В неразберихе 1991 года наверх пробились не самые трудолюбивые, а самые ловкие. В момент перехода к рыночной экономике и массовой приватизации в самом выгодном положении оказался “человек с рублем”.
Гайдар доверил приватизацию своему другу Анатолию Чубайсу. Оба видели основную задачу в том, чтобы лишить коммунистов, цеплявшихся за командные высоты российской экономики, рычагов влияния и создать класс частных предпринимателей, которые были бы кровно заинтересованы в либеральных реформах. “Мы отдавали себе полный отчет в том, что создаем новый класс собственников, и у нас не было выбора между «честной» и «нечестной» приватизацией.
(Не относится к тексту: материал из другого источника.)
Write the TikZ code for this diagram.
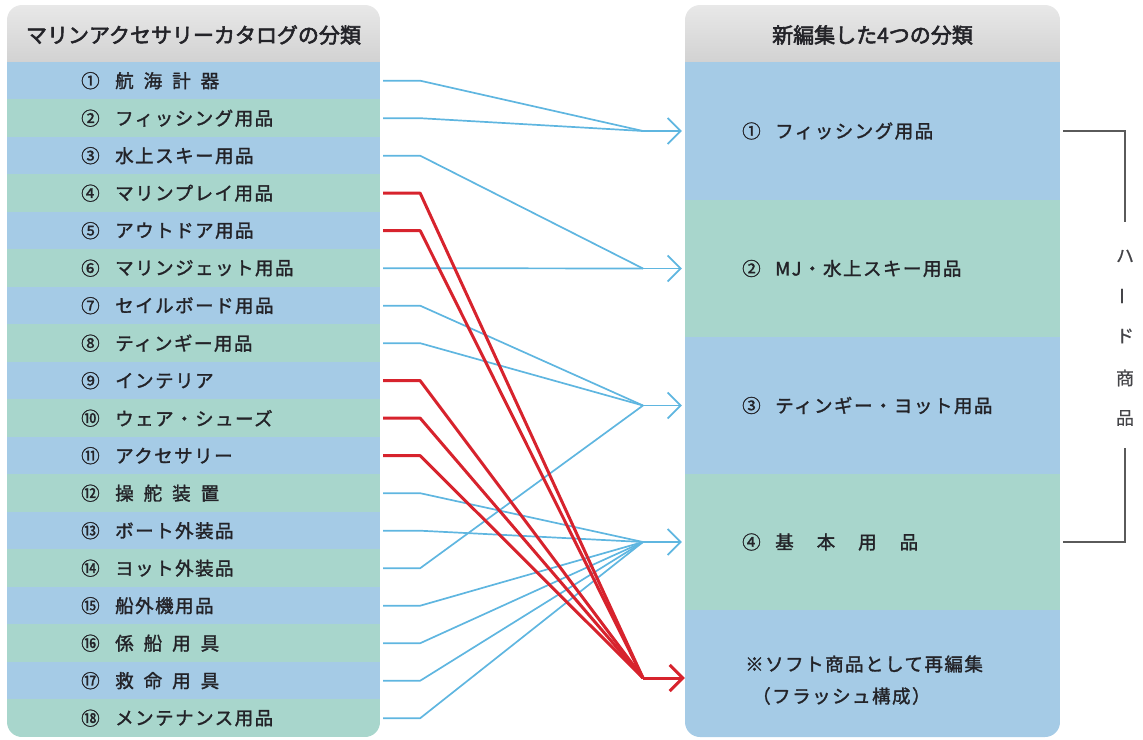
\documentclass[tikz,border=0pt]{standalone}
\usepackage{fontspec}
\setmainfont{Noto Sans CJK JP}
\newfontfamily\jpitem{Noto Sans CJK JP}[FakeBold=1.6,LetterSpace=8]
\newfontfamily\jpnum{Noto Sans CJK JP}[FakeBold=1.2]
\newfontfamily\jphead{Noto Sans CJK JP}[FakeBold=2.6]
\newfontfamily\jplight{Noto Sans CJK JP}[FakeBold=0.6]
\usetikzlibrary{arrows.meta}
\definecolor{rowblue}{RGB}{165,203,230}
\definecolor{rowgreen}{RGB}{168,214,204}
\definecolor{headtop}{RGB}{232,232,232}
\definecolor{headbot}{RGB}{210,210,210}
\definecolor{lineblue}{RGB}{95,182,224}
\definecolor{linered}{RGB}{215,35,45}
\definecolor{txt}{RGB}{35,35,40}
\definecolor{brk}{RGB}{90,90,90}
\newcommand{\jg}{\hspace{10pt}}
\newcommand{\jgw}{\hspace{23pt}}
\tikzset{
  rowbox/.style={rectangle, minimum width=373pt, minimum height=37.6pt, inner sep=0pt, draw=none},
  secbox/.style={rectangle, minimum width=375pt, minimum height=137pt, inner sep=0pt, draw=none},
  item/.style={anchor=west, inner sep=0pt, text=txt, font=\jpitem\fontsize{18.5}{20}\selectfont},
  numtxt/.style={anchor=west, inner sep=0pt, text=txt, font=\jpnum\fontsize{18.5}{20}\selectfont},
  headtxt/.style={inner sep=0pt, text=txt, font=\jphead\fontsize{21}{24}\selectfont},
  vtxt/.style={inner sep=0pt, text=txt!85, font=\jplight\fontsize{18}{20}\selectfont},
  bline/.style={lineblue, line width=1.7pt, line join=round},
  rline/.style={linered, line width=3pt, line join=round},
  barrow/.style={-{Straight Barb[length=13pt,width=26pt,line width=1.7pt]}},
  rarrow/.style={-{Straight Barb[length=13pt,width=26pt,line width=3pt]}},
  bracket/.style={brk, line width=1.1pt},
}
\begin{document}
\begin{tikzpicture}[x=1pt,y=-1pt]
\useasboundingbox (0,0) rectangle (1143,739);
% ---------- left box ----------
\begin{scope}
  \clip[rounded corners=15pt] (7,5) rectangle (380,737);
  \shade[top color=headtop, bottom color=headbot] (7,5) rectangle (380,62);
  \foreach \i in {1,3,...,17}{
    \node[rowbox, fill=rowblue] (L\i) at (193.5,{43.2+37.5*\i}) {};
  }
  \foreach \i in {2,4,...,18}{
    \node[rowbox, fill=rowgreen] (L\i) at (193.5,{43.2+37.5*\i}) {};
  }
\end{scope}
\node[headtxt] (LH) at (193.5,35) {マリンアクセサリーカタログの分類};
% numbers and texts
\node[numtxt] (N1)  at (81,0 |- L1)  {①};  \node[item] (T1)  at (115,0 |- L1)  {航\jg 海\jg 計\jg 器};
\node[numtxt] (N2)  at (81,0 |- L2)  {②};  \node[item] (T2)  at (115,0 |- L2)  {フィッシング用品};
\node[numtxt] (N3)  at (81,0 |- L3)  {③};  \node[item] (T3)  at (115,0 |- L3)  {水上スキー用品};
\node[numtxt] (N4)  at (81,0 |- L4)  {④};  \node[item] (T4)  at (115,0 |- L4)  {マリンプレイ用品};
\node[numtxt] (N5)  at (81,0 |- L5)  {⑤};  \node[item] (T5)  at (115,0 |- L5)  {アウトドア用品};
\node[numtxt] (N6)  at (81,0 |- L6)  {⑥};  \node[item] (T6)  at (115,0 |- L6)  {マリンジェット用品};
\node[numtxt] (N7)  at (81,0 |- L7)  {⑦};  \node[item] (T7)  at (115,0 |- L7)  {セイルボード用品};
\node[numtxt] (N8)  at (81,0 |- L8)  {⑧};  \node[item] (T8)  at (115,0 |- L8)  {ティンギー用品};
\node[numtxt] (N9)  at (81,0 |- L9)  {⑨};  \node[item] (T9)  at (115,0 |- L9)  {インテリア};
\node[numtxt] (N10) at (81,0 |- L10) {⑩};  \node[item] (T10) at (115,0 |- L10) {ウェア・シューズ};
\node[numtxt] (N11) at (81,0 |- L11) {⑪};  \node[item] (T11) at (115,0 |- L11) {アクセサリー};
\node[numtxt] (N12) at (81,0 |- L12) {⑫};  \node[item] (T12) at (115,0 |- L12) {操\jg 舵\jg 装\jg 置};
\node[numtxt] (N13) at (81,0 |- L13) {⑬};  \node[item] (T13) at (115,0 |- L13) {ボート外装品};
\node[numtxt] (N14) at (81,0 |- L14) {⑭};  \node[item] (T14) at (115,0 |- L14) {ヨット外装品};
\node[numtxt] (N15) at (81,0 |- L15) {⑮};  \node[item] (T15) at (115,0 |- L15) {船外機用品};
\node[numtxt] (N16) at (81,0 |- L16) {⑯};  \node[item] (T16) at (115,0 |- L16) {係\jg 船\jg 用\jg 具};
\node[numtxt] (N17) at (81,0 |- L17) {⑰};  \node[item] (T17) at (115,0 |- L17) {救\jg 命\jg 用\jg 具};
\node[numtxt] (N18) at (81,0 |- L18) {⑱};  \node[item] (T18) at (115,0 |- L18) {メンテナンス用品};
% ---------- right box ----------
\begin{scope}
  \clip[rounded corners=15pt] (685,5) rectangle (1060,737);
  \shade[top color=headtop, bottom color=headbot] (685,5) rectangle (1060,62);
  \node[secbox, fill=rowblue, minimum height=138pt] (R1) at (872.5,131) {};
  \node[secbox, fill=rowgreen] (R2) at (872.5,268.5) {};
  \node[secbox, fill=rowblue]  (R3) at (872.5,405.5) {};
  \node[secbox, fill=rowgreen] (R4) at (872.5,542) {};
  \node[secbox, fill=rowblue]  (RS) at (872.5,678) {};
\end{scope}
\node[headtxt] (RH) at (872.5,35) {新編集した4つの分類};
\node[numtxt] (RN1) at (742,0 |- R1) {①}; \node[item] (RT1) at (775,0 |- R1) {フィッシング用品};
\node[numtxt] (RN2) at (742,0 |- R2) {②}; \node[item] (RT2) at (775,0 |- R2) {MJ・水上スキー用品};
\node[numtxt] (RN3) at (742,0 |- R3) {③}; \node[item] (RT3) at (775,0 |- R3) {ティンギー・ヨット用品};
\node[numtxt] (RN4) at (742,0 |- R4) {④}; \node[item] (RT4) at (775,0 |- R4) {基\jgw 本\jgw 用\jgw 品};
\node[item] (RS1) at (745,664) {※ソフト商品として再編集};
\node[item] (RS2) at (752,696) {（フラッシュ構成）};
% ---------- convergence points ----------
\coordinate (c1) at (643,0 |- R1.west);
\coordinate (c2) at (643,0 |- R2.west);
\coordinate (c3) at (643,0 |- R3.west);
\coordinate (c4) at (643,0 |- R4.west);
\coordinate (cs) at (643,0 |- RS.west);
% ---------- blue connectors ----------
\foreach \i/\c in {1/c1,2/c1,3/c2,6/c2,7/c3,8/c3,14/c3,12/c4,13/c4,15/c4,16/c4,17/c4,18/c4}{
  \draw[bline, shorten <=3pt] (L\i.east) -- ++(40,0) -- (\c);
}
\draw[bline, barrow] (c1) -- ([xshift=-3pt]R1.west);
\draw[bline, barrow] (c2) -- ([xshift=-3pt]R2.west);
\draw[bline, barrow] (c3) -- ([xshift=-3pt]R3.west);
\draw[bline, barrow] (c4) -- ([xshift=-3pt]R4.west);
% ---------- red connectors ----------
\foreach \i in {4,5,9,10,11}{
  \draw[rline, shorten <=3pt] (L\i.east) -- ++(40,0) -- (cs);
}
\draw[rline, rarrow] (cs) -- (RS.west);
% ---------- bracket ----------
\node[vtxt] (H1) at (1125,256) {ハ};
\node[vtxt, rotate=90] (H2) at (1125,296) {ー};
\node[vtxt] (H3) at (1125,336) {ド};
\node[vtxt] (H4) at (1125,378) {商};
\node[vtxt] (H5) at (1125,418) {品};
\coordinate (bt) at (1125,222);
\coordinate (bb) at (1125,448);
\draw[bracket] ([xshift=3pt]R1.east) -| (bt);
\draw[bracket] ([xshift=3pt]R4.east) -| (bb);
\end{tikzpicture}
\end{document}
Выбирать приходилось между «бандитским коммунизмом» и «бандитским капитализмом»”, – рассказывал Чубайс
[205].
Чтобы все выглядело справедливо и честно, реформаторы решили распродавать государственные предприятия гражданам страны, выпустив специальные ваучеры и распределив их между ее 148-миллионным населением. 19 августа 1992 года, в годовщину августовского путча, Ельцин выступил по телевидению с обращением к народу. Он объявил о выдаче “приватизационных чеков” – как бы в награду за сопротивление, оказанное путчистам год назад. На самом же деле чеки, или ваучеры, были просто маркетинговым трюком, потому что ценность этих бумаг определялась не напечатанной на них цифрой 10 тысяч рублей, а количеством выставленного на продажу имущества. Когда на телеэкранах появился Чубайс и объяснил людям, в большинстве своем не имевшим ни малейшего понятия об акциях, что на каждый ваучер можно купить две “Волги”, все восприняли его слова буквально. Но вместо того чтобы стать символом государственной заботы и благодарности, ваучеры сделались символом надувательства: не зная, что делать с этими загадочными купонами, большинство людей или сразу же продавало их, или вкладывало в растущие как грибы после дождя “чековые инвестиционные фонды”, которые обещали вложить ваучеры в золото и алмазы и вскоре исчезали без следа.